Collection entries
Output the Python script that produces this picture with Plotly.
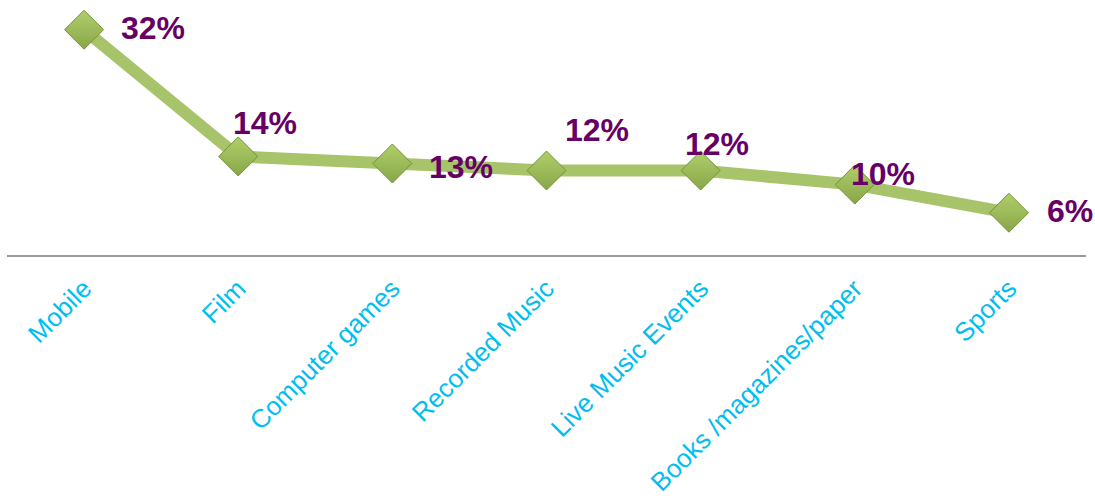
import plotly.graph_objects as go

categories = [
    "Mobile",
    "Film",
    "Computer games",
    "Recorded Music",
    "Live Music Events",
    "Books /magazines/paper",
    "Sports",
]
shares = [32, 14, 13, 12, 12, 10, 6]
labels = ["32%", "14%", "13%", "12%", "12%", "10%", "6%"]

# pixel offsets of each value label from its marker
label_dx = [69, 27, 69, 50, 16, 28, 61]
label_dy = [2, 33, -4, 41, 27, 11, 2]

fig = go.Figure()

fig.add_trace(
    go.Scatter(
        x=categories,
        y=shares,
        mode="lines+markers",
        line=dict(color="#A8C46A", width=12),
        marker=dict(
            symbol="diamond",
            size=30,
            color="#B0CF6A",
            gradient=dict(type="vertical", color="#88A648"),
            line=dict(color="#75913C", width=1),
        ),
        hoverinfo="x+y",
    )
)

for cat, val, txt, dx, dy in zip(categories, shares, labels, label_dx, label_dy):
    fig.add_annotation(
        x=cat,
        y=val,
        text=txt,
        showarrow=False,
        xanchor="center",
        yanchor="middle",
        xshift=dx,
        yshift=dy,
        font=dict(family="Liberation Sans, Arial", size=32, color="#660066", weight="bold"),
    )

fig.update_layout(
    width=1095,
    height=498,
    margin=dict(l=7, r=9, t=10, b=243),
    paper_bgcolor="white",
    plot_bgcolor="white",
    showlegend=False,
    xaxis=dict(
        automargin=False,
        range=[-0.5, len(categories) - 0.5],
        showline=True,
        linecolor="#9A9A9A",
        linewidth=2,
        showgrid=False,
        zeroline=False,
        ticks="",
        tickangle=-45,
        ticklabelstandoff=6,
        tickfont=dict(family="Liberation Sans, Arial", size=26, color="#00BEF0"),
    ),
    yaxis=dict(
        automargin=False,
        range=[0, 34.8],
        visible=False,
        showgrid=False,
        zeroline=False,
    ),
)

# drop the browser's default page margin so the chart sits at the window edge
fig.write_html(
    "out.html",
    config={"displayModeBar": False},
    post_script="document.body.style.margin='0';",
)
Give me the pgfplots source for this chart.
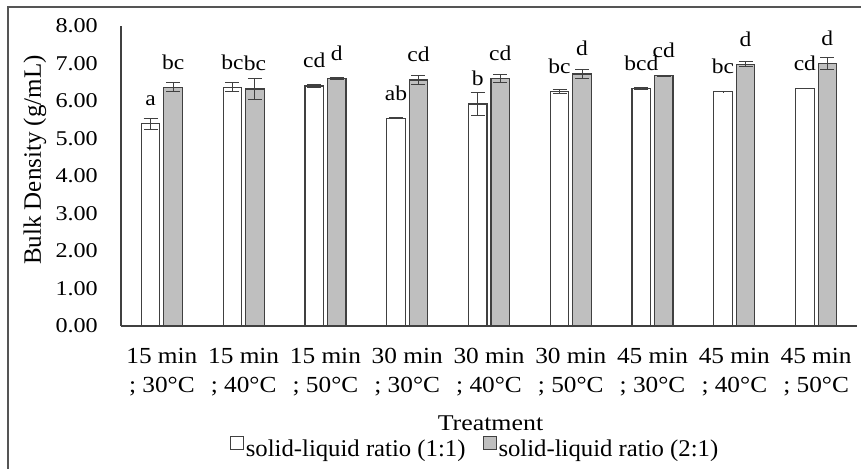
\documentclass[border=0pt]{standalone}
\usepackage{pgfplots}
\pgfplotsset{compat=1.18}
\usepackage{pgfplotstable}
\usepackage{fontspec}
\setmainfont{Liberation Serif}
\newfontfamily\tickfam[FakeStretch=1.15]{Liberation Serif}
\newfontfamily\catfam[FakeStretch=1.1]{Liberation Serif}
\newfontfamily\labfam[FakeStretch=1.12]{Liberation Serif}
\newfontfamily\titfam[FakeStretch=1.15]{Liberation Serif}
\newfontfamily\legfam[FakeStretch=1.03]{Liberation Serif}
\newfontfamily\ylabfam{Liberation Serif}
\definecolor{barline}{HTML}{404040}
\definecolor{barfill}{HTML}{BFBFBF}
\definecolor{framec}{HTML}{555555}

\pgfplotstableread{
x y e lab
0 5.39 0.15 a
1 6.36 0.12 bc
2 6.40 0.03 cd
3 5.54 0.01 ab
4 5.92 0.30 b
5 6.25 0.05 bc
6 6.33 0.02 bcd
7 6.25 0.01 bc
8 6.33 0.00 cd
}\ratioA
\pgfplotstableread{
x y e lab
0 6.36 0.12 bc
1 6.32 0.28 bc
2 6.60 0.03 d
3 6.56 0.12 cd
4 6.60 0.11 cd
5 6.72 0.13 d
6 6.67 0.02 cd
7 6.98 0.07 d
8 7.00 0.15 d
}\ratioB

\begin{document}
\begin{tikzpicture}
\path[use as bounding box] (0bp,0bp) rectangle (861bp,469bp);
\draw[framec, line width=2bp] (8bp,-5bp) -- (8bp,462bp) -- (870bp,462bp);
\begin{axis}[
  at={(121bp,143bp)}, anchor=south west,
  scale only axis, width=736bp, height=300bp,
  xmin=-0.5, xmax=8.5, ymin=0, ymax=8,
  enlargelimits=false,
  axis x line*=bottom, axis y line*=left,
  axis line style={-, draw=barline, line width=1.3bp},
  major tick length=0pt,
  ytick={0,1,...,8},
  /pgf/number format/assume math mode=true,
  yticklabel={\pgfmathprintnumber[fixed,fixed zerofill,precision=2]{\tick}},
  yticklabel style={font=\tickfam\fontsize{21bp}{24bp}\selectfont, anchor=east, inner sep=0pt, xshift=-23bp},
  xtick={0,...,8},
  xticklabels={{15 min\\; 30°C},{15 min\\; 40°C},{15 min\\; 50°C},{30 min\\; 30°C},{30 min\\; 40°C},{30 min\\; 50°C},{45 min\\; 30°C},{45 min\\; 40°C},{45 min\\; 50°C}},
  xticklabel style={font=\catfam\fontsize{23bp}{29bp}\selectfont, align=center, anchor=north, inner sep=0pt, yshift=-22bp},
  xlabel={Treatment},
  xlabel style={font=\titfam\fontsize{22.5bp}{24bp}\selectfont, at={(axis description cs:0.502,0)}, anchor=base, yshift=-104bp, inner sep=0pt},
  ylabel={Bulk Density (g/mL)},
  ylabel style={font=\ylabfam\fontsize{25bp}{28bp}\selectfont, at={(axis description cs:0,0.553)}, anchor=center, yshift=86bp, inner sep=0pt},
  ybar=4bp, bar width=18.5bp,
  nodes near coords,
  point meta=explicit symbolic,
  every node near coord/.append style={font=\labfam\fontsize{21bp}{24bp}\selectfont, anchor=base, yshift=18bp, inner sep=0pt, black},
  legend columns=2,
  legend style={draw=none, fill=none, at={(0.481,-0.407)}, anchor=center,
    font=\legfam\fontsize{24bp}{26bp}\selectfont,
    /tikz/every even column/.append style={column sep=15bp}},
  legend image code/.code={\draw[#1, line width=1bp] (0bp,0bp) rectangle (13bp,13bp);},
  clip=false,
]
\addplot[draw=barline, fill=white, line width=1.2bp,
  error bars/.cd, y dir=both, y explicit,
  error bar style={draw=barline, line width=1bp},
  error mark options={rotate=90, mark size=7bp, draw=barline, line width=1bp}]
  table[x=x, y=y, y error=e, meta=lab] {\ratioA};
\addlegendentry{solid-liquid ratio (1:1)}
\addplot[draw=barline, fill=barfill, line width=1.2bp,
  error bars/.cd, y dir=both, y explicit,
  error bar style={draw=barline, line width=1bp},
  error mark options={rotate=90, mark size=7bp, draw=barline, line width=1bp}]
  table[x=x, y=y, y error=e, meta=lab] {\ratioB};
\addlegendentry{solid-liquid ratio (2:1)}
\end{axis}
\end{tikzpicture}
\end{document}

▶ **WHAT THE TASK ASKS**
Output a faithful copy of the data, with each picture left out.

▶ **COMPLETE RESPONSE**
Output the Python script that produces this picture with Plotly.
import plotly.graph_objects as go

categories = [
    "Mobile",
    "Film",
    "Computer games",
    "Recorded Music",
    "Live Music Events",
    "Books /magazines/paper",
    "Sports",
]
shares = [32, 14, 13, 12, 12, 10, 6]
labels = ["32%", "14%", "13%", "12%", "12%", "10%", "6%"]

# pixel offsets of each value label from its marker
label_dx = [69, 27, 69, 50, 16, 28, 61]
label_dy = [2, 33, -4, 41, 27, 11, 2]

fig = go.Figure()

fig.add_trace(
    go.Scatter(
        x=categories,
        y=shares,
        mode="lines+markers",
        line=dict(color="#A8C46A", width=12),
        marker=dict(
            symbol="diamond",
            size=30,
            color="#B0CF6A",
            gradient=dict(type="vertical", color="#88A648"),
            line=dict(color="#75913C", width=1),
        ),
        hoverinfo="x+y",
    )
)

for cat, val, txt, dx, dy in zip(categories, shares, labels, label_dx, label_dy):
    fig.add_annotation(
        x=cat,
        y=val,
        text=txt,
        showarrow=False,
        xanchor="center",
        yanchor="middle",
        xshift=dx,
        yshift=dy,
        font=dict(family="Liberation Sans, Arial", size=32, color="#660066", weight="bold"),
    )

fig.update_layout(
    width=1095,
    height=498,
    margin=dict(l=7, r=9, t=10, b=243),
    paper_bgcolor="white",
    plot_bgcolor="white",
    showlegend=False,
    xaxis=dict(
        automargin=False,
        range=[-0.5, len(categories) - 0.5],
        showline=True,
        linecolor="#9A9A9A",
        linewidth=2,
        showgrid=False,
        zeroline=False,
        ticks="",
        tickangle=-45,
        ticklabelstandoff=6,
        tickfont=dict(family="Liberation Sans, Arial", size=26, color="#00BEF0"),
    ),
    yaxis=dict(
        automargin=False,
        range=[0, 34.8],
        visible=False,
        showgrid=False,
        zeroline=False,
    ),
)

# drop the browser's default page margin so the chart sits at the window edge
fig.write_html(
    "out.html",
    config={"displayModeBar": False},
    post_script="document.body.style.margin='0';",
)
Give me the pgfplots source for this chart.
\documentclass[border=0pt]{standalone}
\usepackage{pgfplots}
\pgfplotsset{compat=1.18}
\usepackage{pgfplotstable}
\usepackage{fontspec}
\setmainfont{Liberation Serif}
\newfontfamily\tickfam[FakeStretch=1.15]{Liberation Serif}
\newfontfamily\catfam[FakeStretch=1.1]{Liberation Serif}
\newfontfamily\labfam[FakeStretch=1.12]{Liberation Serif}
\newfontfamily\titfam[FakeStretch=1.15]{Liberation Serif}
\newfontfamily\legfam[FakeStretch=1.03]{Liberation Serif}
\newfontfamily\ylabfam{Liberation Serif}
\definecolor{barline}{HTML}{404040}
\definecolor{barfill}{HTML}{BFBFBF}
\definecolor{framec}{HTML}{555555}

\pgfplotstableread{
x y e lab
0 5.39 0.15 a
1 6.36 0.12 bc
2 6.40 0.03 cd
3 5.54 0.01 ab
4 5.92 0.30 b
5 6.25 0.05 bc
6 6.33 0.02 bcd
7 6.25 0.01 bc
8 6.33 0.00 cd
}\ratioA
\pgfplotstableread{
x y e lab
0 6.36 0.12 bc
1 6.32 0.28 bc
2 6.60 0.03 d
3 6.56 0.12 cd
4 6.60 0.11 cd
5 6.72 0.13 d
6 6.67 0.02 cd
7 6.98 0.07 d
8 7.00 0.15 d
}\ratioB

\begin{document}
\begin{tikzpicture}
\path[use as bounding box] (0bp,0bp) rectangle (861bp,469bp);
\draw[framec, line width=2bp] (8bp,-5bp) -- (8bp,462bp) -- (870bp,462bp);
\begin{axis}[
  at={(121bp,143bp)}, anchor=south west,
  scale only axis, width=736bp, height=300bp,
  xmin=-0.5, xmax=8.5, ymin=0, ymax=8,
  enlargelimits=false,
  axis x line*=bottom, axis y line*=left,
  axis line style={-, draw=barline, line width=1.3bp},
  major tick length=0pt,
  ytick={0,1,...,8},
  /pgf/number format/assume math mode=true,
  yticklabel={\pgfmathprintnumber[fixed,fixed zerofill,precision=2]{\tick}},
  yticklabel style={font=\tickfam\fontsize{21bp}{24bp}\selectfont, anchor=east, inner sep=0pt, xshift=-23bp},
  xtick={0,...,8},
  xticklabels={{15 min\\; 30°C},{15 min\\; 40°C},{15 min\\; 50°C},{30 min\\; 30°C},{30 min\\; 40°C},{30 min\\; 50°C},{45 min\\; 30°C},{45 min\\; 40°C},{45 min\\; 50°C}},
  xticklabel style={font=\catfam\fontsize{23bp}{29bp}\selectfont, align=center, anchor=north, inner sep=0pt, yshift=-22bp},
  xlabel={Treatment},
  xlabel style={font=\titfam\fontsize{22.5bp}{24bp}\selectfont, at={(axis description cs:0.502,0)}, anchor=base, yshift=-104bp, inner sep=0pt},
  ylabel={Bulk Density (g/mL)},
  ylabel style={font=\ylabfam\fontsize{25bp}{28bp}\selectfont, at={(axis description cs:0,0.553)}, anchor=center, yshift=86bp, inner sep=0pt},
  ybar=4bp, bar width=18.5bp,
  nodes near coords,
  point meta=explicit symbolic,
  every node near coord/.append style={font=\labfam\fontsize{21bp}{24bp}\selectfont, anchor=base, yshift=18bp, inner sep=0pt, black},
  legend columns=2,
  legend style={draw=none, fill=none, at={(0.481,-0.407)}, anchor=center,
    font=\legfam\fontsize{24bp}{26bp}\selectfont,
    /tikz/every even column/.append style={column sep=15bp}},
  legend image code/.code={\draw[#1, line width=1bp] (0bp,0bp) rectangle (13bp,13bp);},
  clip=false,
]
\addplot[draw=barline, fill=white, line width=1.2bp,
  error bars/.cd, y dir=both, y explicit,
  error bar style={draw=barline, line width=1bp},
  error mark options={rotate=90, mark size=7bp, draw=barline, line width=1bp}]
  table[x=x, y=y, y error=e, meta=lab] {\ratioA};
\addlegendentry{solid-liquid ratio (1:1)}
\addplot[draw=barline, fill=barfill, line width=1.2bp,
  error bars/.cd, y dir=both, y explicit,
  error bar style={draw=barline, line width=1bp},
  error mark options={rotate=90, mark size=7bp, draw=barline, line width=1bp}]
  table[x=x, y=y, y error=e, meta=lab] {\ratioB};
\addlegendentry{solid-liquid ratio (2:1)}
\end{axis}
\end{tikzpicture}
\end{document}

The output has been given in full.